▶ To be done: Exactly as written, set down the lines from the top of the entries through the line bearing "import * as", with every picture left out.

- - - - -

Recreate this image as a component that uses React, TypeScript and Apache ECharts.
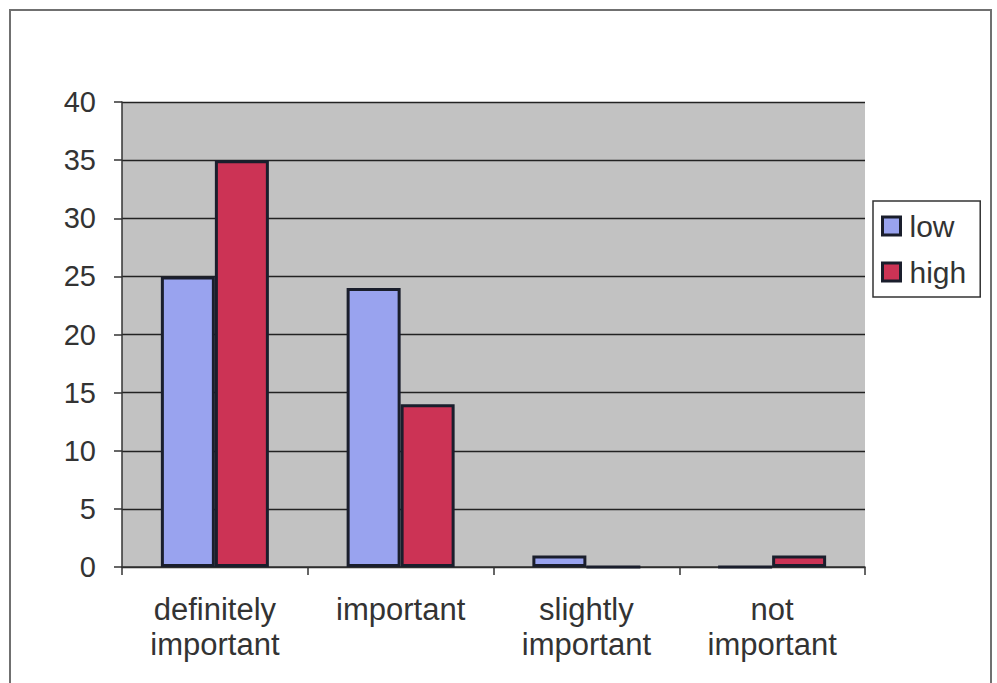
import React, { useEffect, useRef } from "react";
import * as echarts from "echarts";

// Survey responses by importance rating, split into low / high groups
const categories = [
  "definitely\nimportant",
  "important",
  "slightly\nimportant",
  "not\nimportant",
];
const lowValues = [25, 24, 1, 0];
const highValues = [35, 14, 0, 1];
const yTicks = { min: 0, max: 40, interval: 5 };

const FONT = "'Liberation Sans', Arial, sans-serif";
const TEXT = "#333333";
const EDGE = "#1a1e2c";

export default function App() {
  const ref = useRef<HTMLDivElement>(null);

  useEffect(() => {
    if (!ref.current) return;
    const chart = echarts.init(ref.current, undefined, { renderer: "svg" });
    chart.setOption({
      animation: false,
      backgroundColor: "#ffffff",
      textStyle: { fontFamily: FONT },
      graphic: [
        {
          type: "rect",
          shape: { x: 10, y: 10, width: 981, height: 690 },
          style: { fill: "none", stroke: "#707070", lineWidth: 2 },
          silent: true,
        },
      ],
      grid: {
        left: 122,
        top: 102,
        right: 132,
        bottom: 116,
        show: true,
        backgroundColor: "#c2c2c2",
        borderWidth: 0,
      },
      legend: {
        orient: "vertical",
        left: 873,
        top: 201,
        padding: [9, 14, 9, 8],
        itemWidth: 18,
        itemHeight: 18,
        itemGap: 14,
        icon: "rect",
        backgroundColor: "#ffffff",
        borderColor: "#333333",
        borderWidth: 1.5,
        itemStyle: { borderColor: EDGE, borderWidth: 3 },
        textStyle: {
          fontFamily: FONT,
          fontSize: 30,
          lineHeight: 32,
          color: TEXT,
          padding: [0, 0, 0, 4],
        },
        data: ["low", "high"],
      },
      xAxis: {
        type: "category",
        data: categories,
        axisLine: { show: true, lineStyle: { color: "#333333", width: 1.5 } },
        axisTick: {
          show: true,
          length: 8,
          interval: 0,
          lineStyle: { color: "#333333", width: 1.5 },
        },
        axisLabel: {
          interval: 0,
          margin: 25,
          fontFamily: FONT,
          fontSize: 31,
          lineHeight: 35,
          color: TEXT,
        },
      },
      yAxis: {
        type: "value",
        min: yTicks.min,
        max: yTicks.max,
        interval: yTicks.interval,
        axisLine: { show: true, lineStyle: { color: "#333333", width: 1.5 } },
        axisTick: { show: true, length: 8, lineStyle: { color: "#333333", width: 1.5 } },
        axisLabel: {
          margin: 26,
          fontFamily: FONT,
          fontSize: 29,
          color: TEXT,
        },
        splitLine: { show: true, lineStyle: { color: "#222222", width: 1.4 } },
      },
      series: [
        {
          name: "low",
          type: "bar",
          data: lowValues,
          barWidth: 54,
          barGap: "0%",
          itemStyle: { color: "#99a3ef", borderColor: EDGE, borderWidth: 3 },
        },
        {
          name: "high",
          type: "bar",
          data: highValues,
          barWidth: 54,
          barGap: "0%",
          itemStyle: { color: "#cc3355", borderColor: EDGE, borderWidth: 3 },
        },
      ],
    });
    return () => chart.dispose();
  }, []);

  return (
    <div
      ref={ref}
      style={{ position: "absolute", left: 0, top: 0, width: 997, height: 683 }}
    />
  );
}
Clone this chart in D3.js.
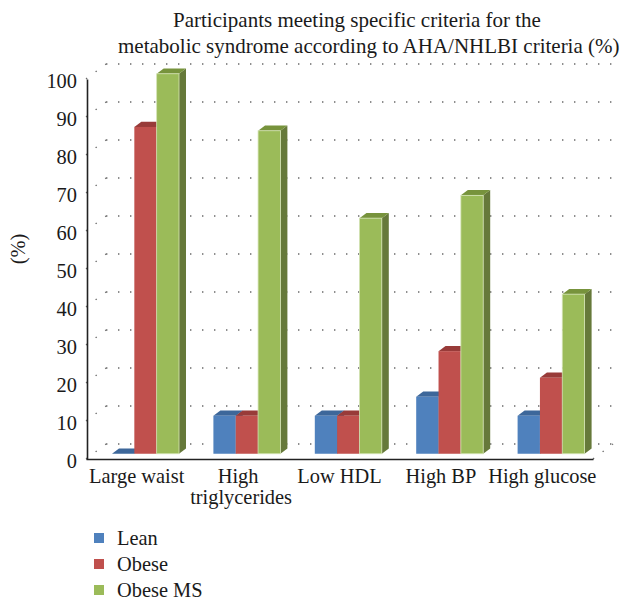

- - - - -

▶ Answer to the task:
Recreate this image as a component that uses React, TypeScript and Apache ECharts.
import React, { useEffect, useRef } from "react";
import * as echarts from "echarts";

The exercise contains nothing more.